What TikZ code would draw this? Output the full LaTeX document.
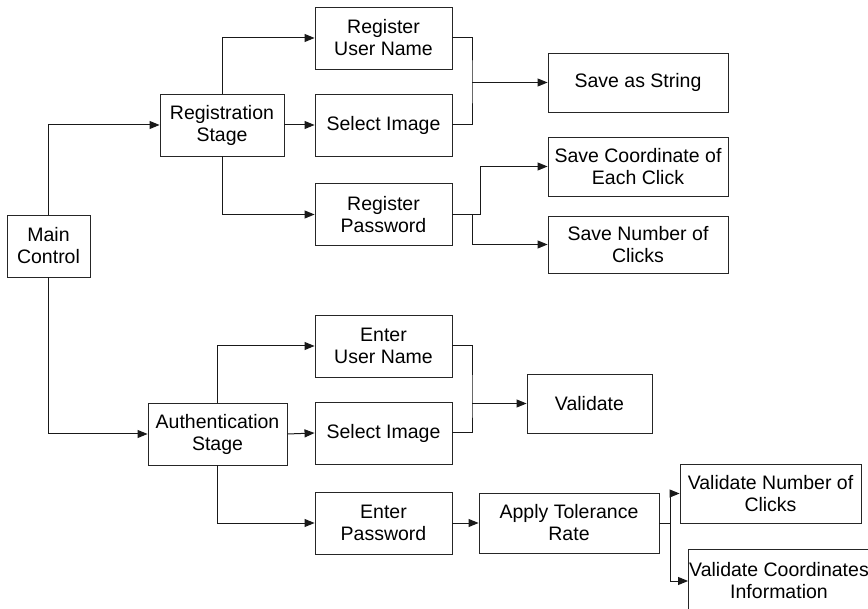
\documentclass[tikz,border=0pt]{standalone}
\usepackage{fontspec}
\setmainfont{Liberation Sans}
\usetikzlibrary{arrows.meta}
\tikzset{
  box/.style={draw=black!85, line width=0.9pt, rectangle, align=center, inner sep=0pt,
    minimum width=137pt, minimum height=62pt,
    font=\fontsize{19.5}{22}\selectfont},
  wide/.style={minimum width=181pt, minimum height=59pt},
  link/.style={draw=black!90, line width=1pt},
  arr/.style={link, -{Triangle[length=10pt,width=8pt]}}
}
\begin{document}
\begin{tikzpicture}[x=1pt,y=-1pt]
\fill[white] (0,0) rectangle (868,609);
\useasboundingbox (0,0) rectangle (868,609);

% root
\node[box, minimum width=83pt] (main) at (48.5,246) {Main\\Control};

% registration branch
\node[box, minimum width=124pt] (reg) at (222,125) {Registration\\Stage};
\node[box] (rusr) at (383.5,38) {Register\\User Name};
\node[box] (rimg) at (383.5,125) {Select Image};
\node[box] (rpwd) at (383.5,214.5) {Register\\Password};
\node[box, wide, minimum width=180pt] (sstr) at (638,82.5) {Save as String};
\node[box, wide, minimum width=180pt] (scoord) at (638,166.5) {Save Coordinate of\\Each Click};
\node[box, wide, minimum width=180pt, minimum height=57pt] (snum) at (638,244.5) {Save Number of\\Clicks};

% authentication branch
\node[box, minimum width=139pt] (auth) at (217.5,434) {Authentication\\Stage};
\node[box] (eusr) at (383.5,346) {Enter\\User Name};
\node[box] (aimg) at (383.5,433) {Select Image};
\node[box] (epwd) at (383.5,523) {Enter\\Password};
\node[box, minimum width=125pt, minimum height=59pt] (valid) at (589.5,403.5) {Validate};
\node[box, minimum width=180pt, minimum height=60pt] (atol) at (569,523) {Apply Tolerance\\Rate};
\node[box, wide] (vnum) at (770.5,493.5) {Validate Number of\\Clicks};
\node[box, wide, minimum height=64pt] (vcoord) at (779,581) {Validate Coordinates\\Information};

% root to stages
\draw[arr] (main.north) |- (reg.west);
\draw[arr] (main.south) |- (auth.west);

% registration links
\draw[arr] (reg.north) |- (rusr.west);
\draw[arr] (reg.east) -- (rimg.west);
\draw[arr] (reg.south) |- (rpwd.west);
\coordinate (j1) at (472,82.5);
\draw[link] (rusr.east) -| (j1) |- (rimg.east);
\draw[arr] (j1) -- (sstr.west);
\coordinate (j2) at (480,214.5);
\coordinate (j3) at (472,214.5);
\draw[arr] (rpwd.east) -- (j2) |- (scoord.west);
\draw[arr] (j3) |- (snum.west);

% authentication links
\draw[arr] (auth.north) |- (eusr.west);
\draw[arr] (auth.east) -- (aimg.west);
\draw[arr] (auth.south) |- (epwd.west);
\coordinate (j4) at (472,403.5);
\draw[link] (eusr.east) -| (j4) |- (aimg.east);
\draw[arr] (j4) -- (valid.west);
\draw[arr] (epwd.east) -- (atol.west);
\coordinate (j5) at (670,523);
\draw[link] (atol.east) -- (j5);
\draw[arr] (j5) |- (vnum.west);
\draw[arr] (j5) |- (vcoord.west);
\end{tikzpicture}
\end{document}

> [Task statement]:
Your task is to reproduce exactly the lines from the start of the data above through the line containing "width=180pt, minimum height=57pt]", leaving every picture out.

> [Written response]:
What TikZ code would draw this? Output the full LaTeX document.
\documentclass[tikz,border=0pt]{standalone}
\usepackage{fontspec}
\setmainfont{Liberation Sans}
\usetikzlibrary{arrows.meta}
\tikzset{
  box/.style={draw=black!85, line width=0.9pt, rectangle, align=center, inner sep=0pt,
    minimum width=137pt, minimum height=62pt,
    font=\fontsize{19.5}{22}\selectfont},
  wide/.style={minimum width=181pt, minimum height=59pt},
  link/.style={draw=black!90, line width=1pt},
  arr/.style={link, -{Triangle[length=10pt,width=8pt]}}
}
\begin{document}
\begin{tikzpicture}[x=1pt,y=-1pt]
\fill[white] (0,0) rectangle (868,609);
\useasboundingbox (0,0) rectangle (868,609);

% root
\node[box, minimum width=83pt] (main) at (48.5,246) {Main\\Control};

% registration branch
\node[box, minimum width=124pt] (reg) at (222,125) {Registration\\Stage};
\node[box] (rusr) at (383.5,38) {Register\\User Name};
\node[box] (rimg) at (383.5,125) {Select Image};
\node[box] (rpwd) at (383.5,214.5) {Register\\Password};
\node[box, wide, minimum width=180pt] (sstr) at (638,82.5) {Save as String};
\node[box, wide, minimum width=180pt] (scoord) at (638,166.5) {Save Coordinate of\\Each Click};
\node[box, wide, minimum width=180pt, minimum height=57pt] (snum) at (638,244.5) {Save Number of\\Clicks};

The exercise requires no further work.